The Swedish Air Force Volunteers Association Merit Badge (Flygvapenföreningarnas riksförbunds förtjänsttecken or Flygvapenfrivilligas förtjänsttecken, FVRFGFt) is a Swedish merit badge established in 1986 by the Swedish Air Force Volunteers Association (FVRF). Its awarded in recognition of efforts that have benefited the FVRF or its interests.

==History==
The Swedish Air Force Volunteers Association Merit Badge was established in 1986. The merit badge was awarded for the first time at FVRF's 25th anniversary at the meeting in Linköping on 24–25 January 1987 by the chairman Gunnar Löfström.

==Appearance==

===Badge===
The badge is of the 8th size and oval in shape.

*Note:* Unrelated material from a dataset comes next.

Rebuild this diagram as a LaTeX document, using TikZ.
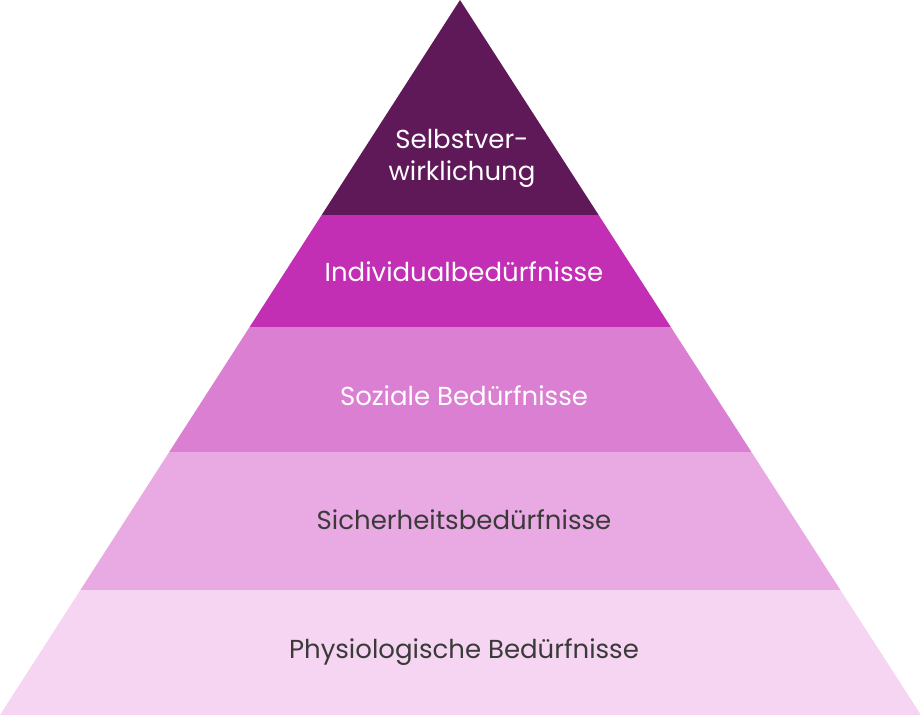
\documentclass[tikz,border=0pt]{standalone}
\usepackage{fontspec}
\setmainfont{Poppins}
\usetikzlibrary{positioning}
\definecolor{tierA}{HTML}{5F1858}
\definecolor{tierB}{HTML}{C22FB4}
\definecolor{tierC}{HTML}{DB7FD2}
\definecolor{tierD}{HTML}{E9A9E2}
\definecolor{tierE}{HTML}{F5D5F1}
\definecolor{darktext}{HTML}{3A3A3A}
\begin{document}
\begin{tikzpicture}[x=0.5pt,y=-0.5pt,
    lighttext/.style={text=white,font=\fontsize{13}{16}\selectfont,align=center},
    darklabel/.style={text=darktext,font=\fontsize{13}{16}\selectfont,align=center}]
  \useasboundingbox (0,0) rectangle (921,715);
  % pyramid tiers
  \begin{scope}
    \clip (460,0) -- (921,715) -- (0,715) -- cycle;
    \fill[tierA] (0,0) rectangle (921,215);
    \fill[tierB] (0,215) rectangle (921,327);
    \fill[tierC] (0,327) rectangle (921,452);
    \fill[tierD] (0,452) rectangle (921,590);
    \fill[tierE] (0,590) rectangle (921,715);
  \end{scope}
  % labels
  \node[lighttext] (selbst) at (462,158) {Selbstver-\\wirklichung};
  \node[lighttext] (indiv) at (464,272) {Individualbedürfnisse};
  \node[lighttext] (sozial) at (464,396) {Soziale Bedürfnisse};
  \node[darklabel] (sicher) at (464,520) {Sicherheitsbedürfnisse};
  \node[darklabel] (physio) at (464,652) {Physiologische Bedürfnisse};
\end{tikzpicture}
\end{document}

The obverse shows a fire beacon and above it a winged propeller.

===Ribbon===
The ribbon is of red moiré pattern with a blue stripe on the middle.

==Criteria==
Has benefited FVRF interests for at least 3 years.

==Presenting==
The merit badge is awarded to Swedish or foreign citizens who have benefited the FVRF through personal efforts. The merit badge is usually awarded for at least 3 years of meritorious work within the voluntary defense area of activity or other meritorious contribution to the benefit of FVRF's activities. The merit badge can also be awarded to those who have previously received the Swedish Air Force Volunteers Association Medal of Merit. A maximum of 30 merit badges should be awarded annually. However, this number may be exceeded if there are special reasons. The right to make proposals regarding the awarding of a medal of merit belongs to a member of the medal committee and to the board of the affiliated union or association. Merit badges are usually awarded at regional/local meetings.